“Jesus is King” is set to drop…at some point
When he isn’t stirring up the world with controversial political and cultural remarks, Kanye West is making headlines in the world of fashion. Musically, West hasn’t made news, apart from the cancelling of Yhandi back in September of 2018.
While the musical phenom has been laying low this year (certainly by his standards), that notion will surely change when his upcoming album Jesus is King is released. While many may argue that this will result in Yeezy once again disrupting the hip-hop hierarchy, I would argue that his position in said structure – as King and Supreme Ruler, has never faltered.
West arose in a time period dominated by hip hop artists whose lyrics generally evoked expensive lifestyles and gangster personas, with the unspoken consensus being that these were themes that needed to be discussed in order to be taken seriously in the industry. At the time, West earned his credibility through his creativity as a producer for the record label Roc-A-Fella.
In releasing his debut album, The College Dropout, the self-promoted rapper did two things; he bridged the gap in hip hop that emerged between mainstream and underground empires over the last decade, and created a successful “regular guy” rapping persona that was significantly more relatable to listeners.
Wearing his original pink polo, West modified the prerequisites to having a fruitful career in the genre by rapping on subjects like materialism, religion, and family. By changing the general perception of what a rapper must be, he paved the way for new sets of talent that may have never emerged otherwise.

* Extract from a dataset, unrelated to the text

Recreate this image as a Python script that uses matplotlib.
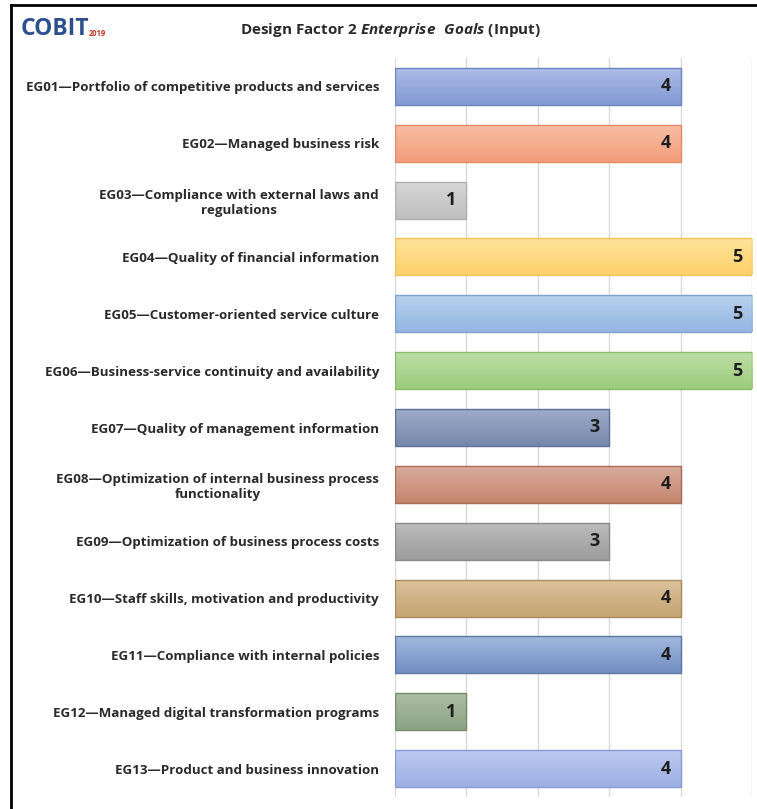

West induced a plethora of musical concepts consumers are exposed to today. The confident Late Registration formed a celebratory and grandiose feeling while he introduced instrumentation from other genres that hadn’t been heard in rap music before. If West needed any more justification of his dominance, he got it when hard-hitting Graduation outsold 50 Cent’s Curtis in a clash between contemporary and traditional rap. The album started a trend by blending hip hop and electronic music.
The most influential of his works is none other than 808s and Heartbreak, where a heavy-hearted West experienced a personal crisis and let it out in the form of exceptional ballads intertwined with auto-tune and a TR-808 drum machine. The result was a project so unique that critics at the time struggled to label it rap.
Kid Cudi, who helped in the making of 808s, saw all of his major albums that followed a similar archetype make the top-five on the Billboard Top 200. Auto-tune as a technique in rap became more popular after 808s through artists like T-Pain, Future, Travis Scott, the Weeknd, and Young Thug, who have made it a staple on most of their projects.
Drake, who has made a name for himself in his use of emotional breakdown and sorrow in his tracks, has gone on the record and said: “I [have] the utmost respect for Kanye West. I’d even go as far as to say he’s the most influential person as far as a musician that I’d ever had in my life.”
The fact of the matter is, West is the forefather of modern rap and R&B. He doesn’t need to headline mainstream news to be a part of it. Like how children emulate their parents’ values through their influence, Yeezy is constantly reminding the public of his musical supremacy through his effect on other artists’ works.